* [STATED GOAL]: Omit the pictures and print exactly the lines of the listing below, starting at the first and ending at the line containing "from bokeh.resources import INLINE".

* [DATA]:
+===+

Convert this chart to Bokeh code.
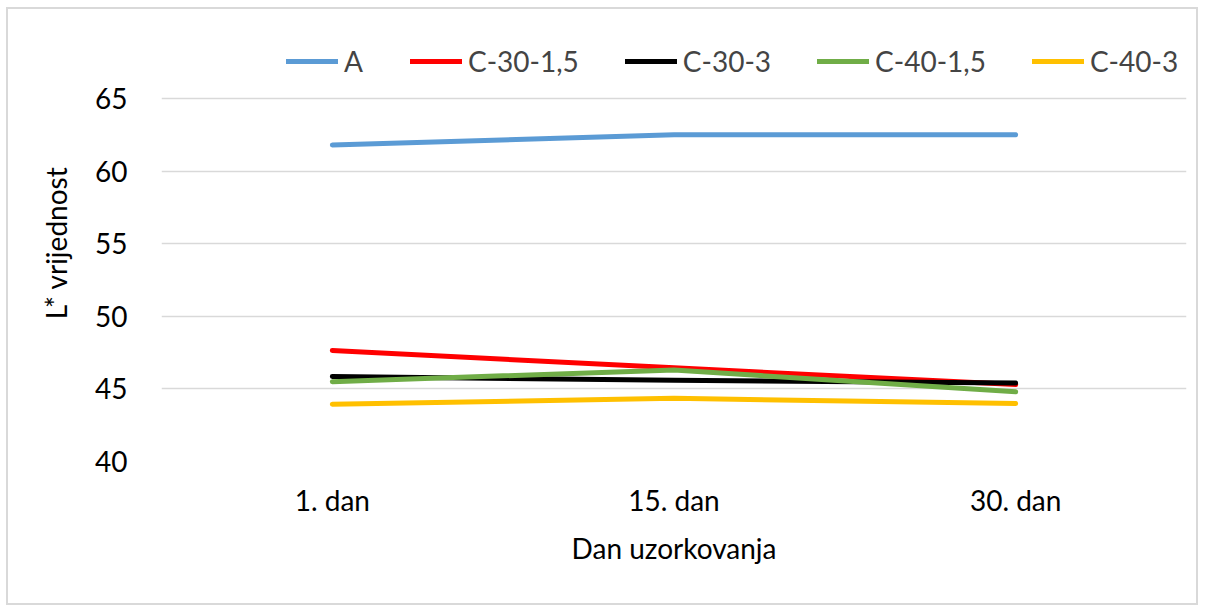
from bokeh.plotting import figure
from bokeh.models import FactorRange, Range1d, FixedTicker, Legend, LegendItem
from bokeh.embed import file_html
from bokeh.resources import INLINE

days = ["1. dan", "15. dan", "30. dan"]
series_names = ["A", "C-30-1,5", "C-30-3", "C-40-1,5", "C-40-3"]
A = [61.8, 62.5, 62.5]
C_30_15 = [47.65, 46.45, 45.3]
C_30_3 = [45.85, 45.6, 45.4]
C_40_15 = [45.5, 46.3, 44.8]
C_40_3 = [43.95, 44.35, 44.0]
y_ticks = [40, 45, 50, 55, 60, 65]

values = [A, C_30_15, C_30_3, C_40_15, C_40_3]
colors = ["#5b9bd5", "#ff0000", "#000000", "#70ad47", "#ffc000"]

FONT = "Lato"

p = figure(width=1192, height=598, output_backend="svg", toolbar_location=None,
           x_range=FactorRange(*days), y_range=Range1d(40, 70.1),
           min_border_left=153, min_border_right=14, min_border_top=15,
           min_border_bottom=146)
p.styles = {"border": "2px solid #d9d9d9", "box-sizing": "border-box",
            "margin-left": "6px", "margin-top": "7px"}
p.outline_line_color = None
p.background_fill_color = "white"
p.border_fill_color = "white"

renderers = []
for name, vals, c in zip(series_names, values, colors):
    r = p.line(days, vals, line_color=c, line_width=5, line_cap="round", line_join="round")
    renderers.append((name, r))

p.yaxis.ticker = FixedTicker(ticks=y_ticks)
p.ygrid.ticker = FixedTicker(ticks=y_ticks)
p.xgrid.grid_line_color = None
p.ygrid.grid_line_color = "#d9d9d9"
p.ygrid.grid_line_width = 1.5

for ax in (p.xaxis[0], p.yaxis[0]):
    ax.axis_line_color = None
    ax.major_tick_line_color = None
    ax.minor_tick_line_color = None
    ax.major_label_text_font = FONT
    ax.major_label_text_font_size = "28px"
    ax.major_label_text_color = "#000000"
    ax.axis_label_text_font = FONT
    ax.axis_label_text_font_size = "28px"
    ax.axis_label_text_font_style = "normal"
    ax.axis_label_text_color = "#000000"

p.yaxis.axis_label = "L* vrijednost"
p.yaxis.major_label_standoff = 28
p.yaxis.axis_label_standoff = 19
p.xaxis.axis_label = "Dan uzorkovanja"
p.xaxis.major_label_standoff = 15
p.xaxis.axis_label_standoff = 11

legend = Legend(items=[LegendItem(label=n, renderers=[r]) for n, r in renderers],
                orientation="horizontal", location=(125, 383),
                label_text_font=FONT, label_text_font_size="28px",
                glyph_width=52, glyph_height=20, label_standoff=6, spacing=46,
                background_fill_alpha=0, border_line_color=None, padding=0, margin=0)
p.add_layout(legend)

open("out.html", "w").write(file_html(p, INLINE))
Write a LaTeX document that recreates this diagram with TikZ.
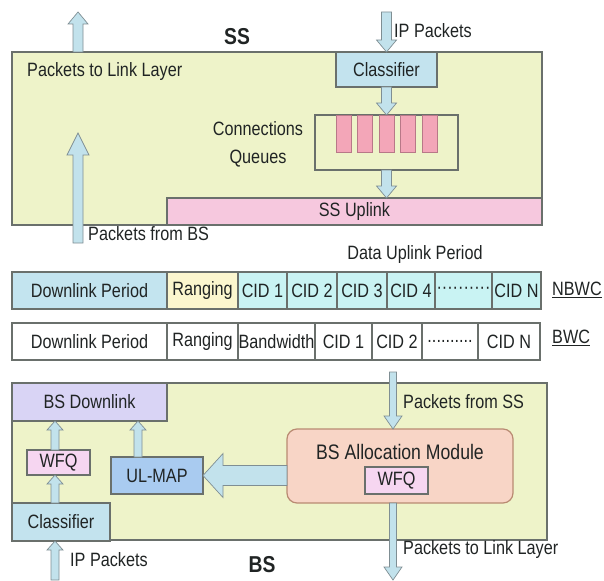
\documentclass[tikz,border=0pt]{standalone}
\usepackage{fontspec}
\setmainfont{Liberation Sans}[FakeStretch=0.84]
\usetikzlibrary{calc}
\definecolor{panel}{HTML}{EEF3C9}
\definecolor{edge}{HTML}{6A706C}
\definecolor{clsblue}{HTML}{C3E3EE}
\definecolor{barpink}{HTML}{F3A6B8}
\definecolor{baredge}{HTML}{B87888}
\definecolor{uppink}{HTML}{F6C8DE}
\definecolor{dlblue}{HTML}{C3E4EF}
\definecolor{rangy}{HTML}{FBF6CE}
\definecolor{cidcyan}{HTML}{C9F3F3}
\definecolor{lav}{HTML}{D9D4F5}
\definecolor{wfqpink}{HTML}{F6D6F1}
\definecolor{ulblue}{HTML}{A9CBF0}
\definecolor{alloc}{HTML}{F8D5C6}
\definecolor{allocedge}{HTML}{B98A72}
\definecolor{arrfill}{HTML}{C2E2EC}
\definecolor{arredge}{HTML}{7F8E93}
\definecolor{txt}{HTML}{202424}
\newcommand\fs{\fontsize{19.3}{22}\selectfont}
\newcommand\bigfs{\fontsize{23}{25}\selectfont\bfseries}
\begin{document}
\begin{tikzpicture}[x=1pt,y=-1pt,font=\fs,text=txt,
  box/.style={draw=edge,line width=1.2pt,inner sep=0pt,outer sep=0pt,anchor=north west},
  lbl/.style={inner sep=0pt,anchor=west},
  fatarr/.style n args={3}{draw=arredge,fill=arrfill,line width=0.7pt,
    to path={
      ($(\tikztostart)!#1!90:(\tikztotarget)$) --
      ($(\tikztotarget)!#3!(\tikztostart)!#1!90:(\tikztotarget)$) --
      ($(\tikztotarget)!#3!(\tikztostart)!#2!90:(\tikztotarget)$) --
      (\tikztotarget) --
      ($(\tikztotarget)!#3!(\tikztostart)!#2!-90:(\tikztotarget)$) --
      ($(\tikztotarget)!#3!(\tikztostart)!#1!-90:(\tikztotarget)$) --
      ($(\tikztostart)!#1!-90:(\tikztotarget)$) -- cycle}},
  arrA/.style={fatarr={5pt}{10pt}{12pt}},
  arrB/.style={fatarr={4pt}{8pt}{9pt}},
  arrC/.style={fatarr={3.5pt}{9pt}{13pt}}]
\useasboundingbox (0,0) rectangle (604,580);

% ---------------- SS panel ----------------
\node[box,fill=panel,minimum width=530,minimum height=173] (ss) at (12,52) {};
\node[box,fill=uppink,minimum width=375,minimum height=27] (ssup) at (167,198) {SS Uplink};
\node[box,fill=clsblue,minimum width=101,minimum height=35] (cls) at (336,52) {Classifier};
\node[box,fill=panel,minimum width=143,minimum height=55] (q) at (315,115) {};
\foreach \i/\x in {1/336,2/357,3/379,4/400,5/422}
  \node[box,draw=baredge,line width=0.8pt,fill=barpink,minimum width=15,minimum height=37] (bar\i) at (\x,115) {};
\node[align=center,inner sep=0pt,font=\fontsize{19.3}{28}\selectfont] (cqt) at (258,144) {Connections\\Queues};
\node[font=\bigfs,inner sep=0pt] (sst) at (237,37) {SS};
\node[lbl] (ipt) at (394,31) {IP Packets};
\node[lbl] (ptl) at (27,72) {Packets to Link Layer};
\node[lbl] (pfb) at (88,234) {Packets from BS};

\coordinate (a1s) at (78,52);
\coordinate (a1e) at (78,12);
\coordinate (a2s) at (78,243);
\coordinate (a2e) at (78,133);
\coordinate (a3s) at (386.5,12);
\coordinate (a5e) at (q.south |- ssup.north);
\draw[arrA] (a1s) to (a1e);
\draw[fatarr={5pt}{11pt}{22pt}] (a2s) to (a2e);
\draw[arrA] (a3s) to (cls.north);
\draw[arrA] (cls.south) to (q.north);
\draw[arrA] (q.south) to (a5e);

% ---------------- frame rows ----------------
\node[inner sep=0pt] (dup) at (415,255) {Data Uplink Period};
\node[box,fill=dlblue,minimum width=155,minimum height=37] (n1) at (12,272) {Downlink Period};
\node[box,fill=rangy,minimum width=71,minimum height=37] (n2) at (167,272) {Ranging};
\node[box,fill=cidcyan,minimum width=49,minimum height=37] (n3) at (238,272) {CID 1};
\node[box,fill=cidcyan,minimum width=50,minimum height=37] (n4) at (287,272) {CID 2};
\node[box,fill=cidcyan,minimum width=50,minimum height=37] (n5) at (337,272) {CID 3};
\node[box,fill=cidcyan,minimum width=48,minimum height=37] (n6) at (387,272) {CID 4};
\node[box,fill=cidcyan,minimum width=57,minimum height=37] (n7) at (435,272) {··········};
\node[box,fill=cidcyan,minimum width=49,minimum height=37] (n8) at (492,272) {CID N};
\node[lbl] (nbwc) at (552,290) {\underline{NBWC}};

\node[box,fill=white,minimum width=155,minimum height=37] (b1) at (12,323) {Downlink Period};
\node[box,fill=white,minimum width=71,minimum height=37] (b2) at (167,323) {Ranging};
\node[box,fill=white,minimum width=77,minimum height=37] (b3) at (238,323) {Bandwidth};
\node[box,fill=white,minimum width=57,minimum height=37] (b4) at (315,323) {CID 1};
\node[box,fill=white,minimum width=50,minimum height=37] (b5) at (372,323) {CID 2};
\node[box,fill=white,minimum width=56,minimum height=37] (b6) at (422,323) {..........};
\node[box,fill=white,minimum width=62,minimum height=37] (b7) at (478,323) {CID N};
\node[lbl] (bwc) at (552,338) {\underline{BWC}};

% ---------------- BS panel ----------------
\node[box,fill=panel,minimum width=535,minimum height=157] (bs) at (12,383) {};
\node[box,fill=lav,minimum width=155,minimum height=38] (bsdl) at (12,383) {BS Downlink};
\node[box,fill=wfqpink,minimum width=63,minimum height=25] (wfq) at (27,450) {WFQ};
\node[box,fill=ulblue,minimum width=92,minimum height=37] (ulmap) at (111,457) {UL-MAP};
\node[box,fill=clsblue,minimum width=98,minimum height=38] (cls2) at (12,503) {Classifier};
\node[box,draw=allocedge,fill=alloc,rounded corners=10pt,minimum width=226,minimum height=74] (alloc) at (287,429) {};
\node[inner sep=0pt,font=\fontsize{21}{24}\selectfont] (allt) at (400,452) {BS Allocation Module};
\node[box,fill=wfqpink,minimum width=63,minimum height=27] (wfq2) at (365,467) {WFQ};
\node[lbl] (pfs) at (403,402) {Packets from SS};
\node[lbl] (ptl2) at (403,550) {Packets to Link Layer};
\node[lbl] (ipt2) at (70,560) {IP Packets};
\node[font=\bigfs,inner sep=0pt] (bst) at (262,565) {BS};

\coordinate (a6s) at (393,372);
\coordinate (a6e) at (393,429);
\coordinate (a7s) at (393,503);
\coordinate (a7e) at (393,580);
\coordinate (a8s) at (55,503);
\coordinate (a8e) at (55,475);
\coordinate (a9s) at (55,450);
\coordinate (a9e) at (55,421);
\coordinate (a10s) at (138,457);
\coordinate (a10e) at (138,421);
\coordinate (a11s) at (55,580);
\coordinate (a11e) at (55,541);
\coordinate (a12s) at (alloc.west |- ulmap.east);
\draw[arrC] (a6s) to (a6e);
\draw[arrC] (a7s) to (a7e);
\draw[arrB] (a8s) to (a8e);
\draw[arrB] (a9s) to (a9e);
\draw[arrB] (a10s) to (a10e);
\draw[arrB] (a11s) to (a11e);
\draw[fatarr={10pt}{22pt}{20pt}] (a12s) to (ulmap.east);
\end{tikzpicture}
\end{document}
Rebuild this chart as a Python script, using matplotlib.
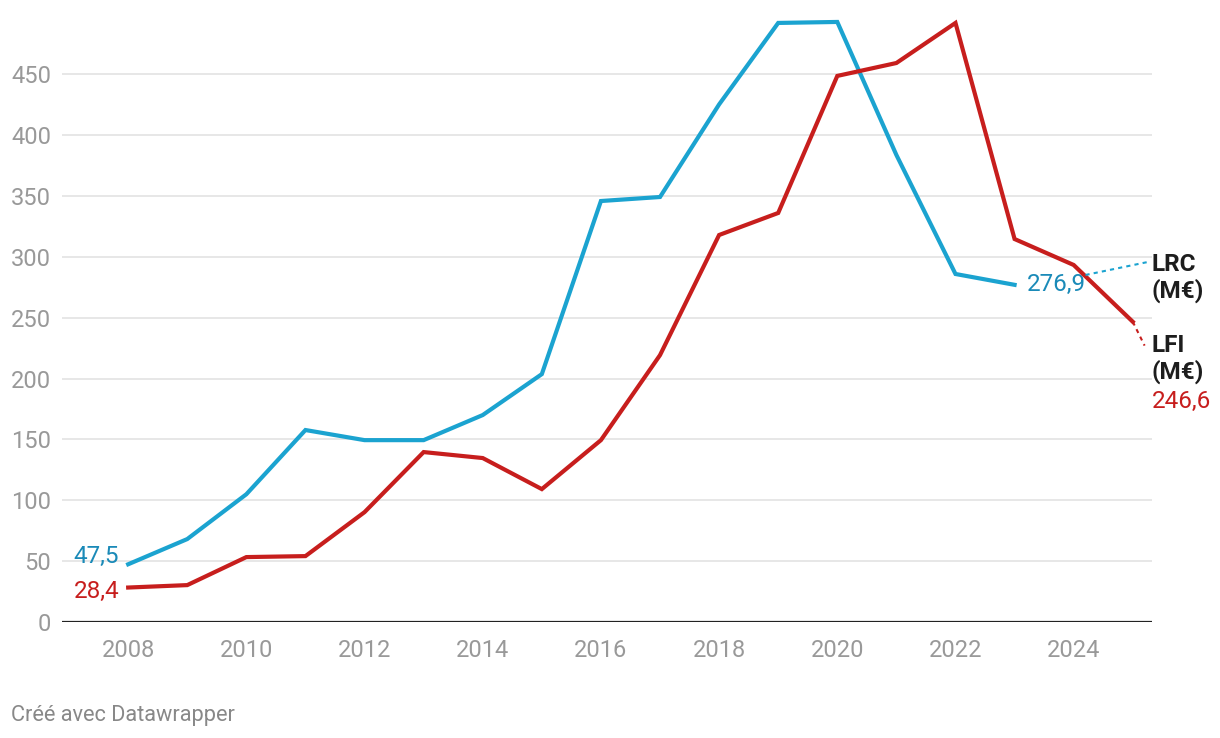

+===+

* [EXERCISE ANSWER]:
Convert this chart to Bokeh code.
from bokeh.plotting import figure
from bokeh.models import FactorRange, Range1d, FixedTicker, Legend, LegendItem
from bokeh.embed import file_html
from bokeh.resources import INLINE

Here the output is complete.